TO BE DONE:
Quote the records below word for word, please, from the very first line through the one that contains "import seaborn as sns", and nothing beyond it.

RECORDS SUPPLIED:
#####
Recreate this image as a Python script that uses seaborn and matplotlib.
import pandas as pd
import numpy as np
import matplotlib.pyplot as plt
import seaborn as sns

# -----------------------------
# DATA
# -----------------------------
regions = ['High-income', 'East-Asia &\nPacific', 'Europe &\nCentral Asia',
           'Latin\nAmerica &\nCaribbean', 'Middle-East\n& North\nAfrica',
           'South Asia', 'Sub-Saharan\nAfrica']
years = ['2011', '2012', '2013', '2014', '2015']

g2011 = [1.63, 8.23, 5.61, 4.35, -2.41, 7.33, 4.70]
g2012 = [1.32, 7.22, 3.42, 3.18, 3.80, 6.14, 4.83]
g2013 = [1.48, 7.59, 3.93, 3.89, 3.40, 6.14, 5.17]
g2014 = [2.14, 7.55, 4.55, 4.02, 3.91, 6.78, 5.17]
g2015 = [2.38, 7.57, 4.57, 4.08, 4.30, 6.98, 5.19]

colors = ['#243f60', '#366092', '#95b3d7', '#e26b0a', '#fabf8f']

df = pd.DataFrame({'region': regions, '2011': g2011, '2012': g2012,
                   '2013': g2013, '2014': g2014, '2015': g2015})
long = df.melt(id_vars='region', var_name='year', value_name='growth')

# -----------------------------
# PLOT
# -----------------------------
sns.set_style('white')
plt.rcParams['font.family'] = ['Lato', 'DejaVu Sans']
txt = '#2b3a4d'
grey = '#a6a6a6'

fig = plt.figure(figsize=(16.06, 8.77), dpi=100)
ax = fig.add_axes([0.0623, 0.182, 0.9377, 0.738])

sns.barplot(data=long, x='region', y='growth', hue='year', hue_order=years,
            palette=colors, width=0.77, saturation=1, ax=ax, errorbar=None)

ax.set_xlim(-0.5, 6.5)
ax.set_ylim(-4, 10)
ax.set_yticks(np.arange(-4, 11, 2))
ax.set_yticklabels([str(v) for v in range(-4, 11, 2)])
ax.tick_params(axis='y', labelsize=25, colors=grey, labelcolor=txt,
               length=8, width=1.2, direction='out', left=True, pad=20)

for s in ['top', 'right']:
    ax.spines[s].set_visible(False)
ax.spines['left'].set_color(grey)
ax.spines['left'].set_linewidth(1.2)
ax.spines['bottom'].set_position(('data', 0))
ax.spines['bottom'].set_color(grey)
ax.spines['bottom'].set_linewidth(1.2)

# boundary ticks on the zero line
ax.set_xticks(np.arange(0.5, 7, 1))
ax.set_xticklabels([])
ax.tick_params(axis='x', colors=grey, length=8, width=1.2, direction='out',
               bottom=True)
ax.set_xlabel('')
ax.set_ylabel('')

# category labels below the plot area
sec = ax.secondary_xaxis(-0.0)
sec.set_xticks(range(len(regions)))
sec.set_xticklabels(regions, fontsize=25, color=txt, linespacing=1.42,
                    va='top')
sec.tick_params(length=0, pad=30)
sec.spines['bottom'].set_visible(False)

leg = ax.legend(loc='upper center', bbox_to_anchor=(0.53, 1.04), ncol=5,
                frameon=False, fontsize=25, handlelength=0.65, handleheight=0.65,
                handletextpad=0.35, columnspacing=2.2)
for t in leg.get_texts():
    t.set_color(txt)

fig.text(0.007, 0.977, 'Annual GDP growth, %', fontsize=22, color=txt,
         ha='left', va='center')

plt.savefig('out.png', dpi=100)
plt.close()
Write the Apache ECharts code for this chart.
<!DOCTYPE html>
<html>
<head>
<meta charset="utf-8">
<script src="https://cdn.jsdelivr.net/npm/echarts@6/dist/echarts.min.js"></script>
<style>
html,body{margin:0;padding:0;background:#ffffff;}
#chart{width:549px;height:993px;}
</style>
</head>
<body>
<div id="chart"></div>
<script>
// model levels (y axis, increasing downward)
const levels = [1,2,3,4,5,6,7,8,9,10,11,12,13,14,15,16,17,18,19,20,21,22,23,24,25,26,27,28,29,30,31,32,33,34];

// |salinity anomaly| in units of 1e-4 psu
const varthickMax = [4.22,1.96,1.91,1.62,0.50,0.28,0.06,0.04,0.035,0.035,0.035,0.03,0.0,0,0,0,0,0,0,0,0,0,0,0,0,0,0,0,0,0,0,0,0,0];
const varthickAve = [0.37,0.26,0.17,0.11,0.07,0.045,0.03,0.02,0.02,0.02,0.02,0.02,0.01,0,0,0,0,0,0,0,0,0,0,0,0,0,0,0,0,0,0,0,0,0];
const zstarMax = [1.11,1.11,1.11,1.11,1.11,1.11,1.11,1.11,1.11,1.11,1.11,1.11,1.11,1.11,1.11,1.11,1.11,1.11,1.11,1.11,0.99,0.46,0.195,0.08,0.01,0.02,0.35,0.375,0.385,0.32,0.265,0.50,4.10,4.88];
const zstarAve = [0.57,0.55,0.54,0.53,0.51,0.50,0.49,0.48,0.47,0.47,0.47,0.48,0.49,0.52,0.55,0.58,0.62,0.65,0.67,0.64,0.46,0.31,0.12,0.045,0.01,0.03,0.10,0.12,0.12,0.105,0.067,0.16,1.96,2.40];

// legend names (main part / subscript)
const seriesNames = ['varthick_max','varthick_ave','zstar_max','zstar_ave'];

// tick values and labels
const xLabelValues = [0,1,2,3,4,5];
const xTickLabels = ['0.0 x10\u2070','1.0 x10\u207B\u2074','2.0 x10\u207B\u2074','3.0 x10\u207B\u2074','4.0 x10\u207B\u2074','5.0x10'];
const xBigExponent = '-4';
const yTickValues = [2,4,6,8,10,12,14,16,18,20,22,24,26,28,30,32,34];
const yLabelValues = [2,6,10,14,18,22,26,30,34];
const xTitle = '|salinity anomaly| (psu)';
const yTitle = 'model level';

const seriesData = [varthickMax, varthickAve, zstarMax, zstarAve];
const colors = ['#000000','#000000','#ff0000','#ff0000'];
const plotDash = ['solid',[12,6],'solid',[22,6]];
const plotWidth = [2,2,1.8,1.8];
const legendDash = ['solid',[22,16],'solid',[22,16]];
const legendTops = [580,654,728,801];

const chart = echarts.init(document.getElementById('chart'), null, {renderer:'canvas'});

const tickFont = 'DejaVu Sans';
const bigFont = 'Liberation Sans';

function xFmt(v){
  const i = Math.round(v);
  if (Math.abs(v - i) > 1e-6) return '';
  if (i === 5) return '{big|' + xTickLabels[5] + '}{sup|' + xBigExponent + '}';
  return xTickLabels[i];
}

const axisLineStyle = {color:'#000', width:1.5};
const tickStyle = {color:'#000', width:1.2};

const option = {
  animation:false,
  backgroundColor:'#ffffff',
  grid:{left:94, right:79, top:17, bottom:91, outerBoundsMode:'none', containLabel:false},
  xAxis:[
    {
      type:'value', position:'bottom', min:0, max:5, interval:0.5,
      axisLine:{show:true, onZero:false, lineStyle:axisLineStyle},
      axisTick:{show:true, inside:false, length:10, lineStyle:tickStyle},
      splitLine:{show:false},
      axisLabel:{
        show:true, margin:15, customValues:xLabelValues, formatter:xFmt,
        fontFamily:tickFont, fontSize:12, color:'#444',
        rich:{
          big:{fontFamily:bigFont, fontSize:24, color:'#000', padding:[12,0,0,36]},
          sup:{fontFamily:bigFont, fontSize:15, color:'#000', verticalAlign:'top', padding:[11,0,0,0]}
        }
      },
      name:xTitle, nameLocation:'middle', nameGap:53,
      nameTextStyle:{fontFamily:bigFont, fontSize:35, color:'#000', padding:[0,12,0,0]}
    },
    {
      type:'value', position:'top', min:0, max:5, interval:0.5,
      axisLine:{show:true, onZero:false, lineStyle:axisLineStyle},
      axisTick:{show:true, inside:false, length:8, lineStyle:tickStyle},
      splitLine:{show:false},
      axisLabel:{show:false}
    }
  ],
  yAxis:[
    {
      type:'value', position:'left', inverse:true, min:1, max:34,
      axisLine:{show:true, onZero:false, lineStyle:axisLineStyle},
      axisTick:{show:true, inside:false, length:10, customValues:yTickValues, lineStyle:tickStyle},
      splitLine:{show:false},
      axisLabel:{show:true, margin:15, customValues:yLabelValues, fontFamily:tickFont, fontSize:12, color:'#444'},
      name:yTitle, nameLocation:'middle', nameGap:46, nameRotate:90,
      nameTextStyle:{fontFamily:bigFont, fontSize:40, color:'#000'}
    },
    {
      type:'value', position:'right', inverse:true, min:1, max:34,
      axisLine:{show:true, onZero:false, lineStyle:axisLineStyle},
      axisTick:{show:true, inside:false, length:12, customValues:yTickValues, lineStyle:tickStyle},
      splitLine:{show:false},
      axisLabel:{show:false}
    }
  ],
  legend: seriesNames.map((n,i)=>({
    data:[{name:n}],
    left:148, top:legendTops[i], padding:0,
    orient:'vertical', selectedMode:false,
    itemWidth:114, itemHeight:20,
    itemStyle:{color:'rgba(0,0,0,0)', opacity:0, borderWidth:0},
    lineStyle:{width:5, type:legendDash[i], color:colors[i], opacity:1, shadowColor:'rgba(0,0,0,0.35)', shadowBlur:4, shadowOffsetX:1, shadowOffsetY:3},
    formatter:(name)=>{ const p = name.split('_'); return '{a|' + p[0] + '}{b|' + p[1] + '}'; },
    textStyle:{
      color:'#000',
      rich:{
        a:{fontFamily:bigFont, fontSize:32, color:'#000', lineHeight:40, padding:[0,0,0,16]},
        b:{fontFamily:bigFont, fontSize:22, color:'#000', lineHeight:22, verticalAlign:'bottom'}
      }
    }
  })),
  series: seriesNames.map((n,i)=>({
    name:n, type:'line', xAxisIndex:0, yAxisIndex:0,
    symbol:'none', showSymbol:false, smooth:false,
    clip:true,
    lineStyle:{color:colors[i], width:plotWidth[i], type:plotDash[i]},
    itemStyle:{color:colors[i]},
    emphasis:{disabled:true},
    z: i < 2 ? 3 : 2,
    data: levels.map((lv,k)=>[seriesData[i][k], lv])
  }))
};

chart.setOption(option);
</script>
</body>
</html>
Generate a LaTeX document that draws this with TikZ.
#####
ANSWER TO THIS PROBLEM:
Recreate this image as a Python script that uses seaborn and matplotlib.
import pandas as pd
import numpy as np
import matplotlib.pyplot as plt
import seaborn as sns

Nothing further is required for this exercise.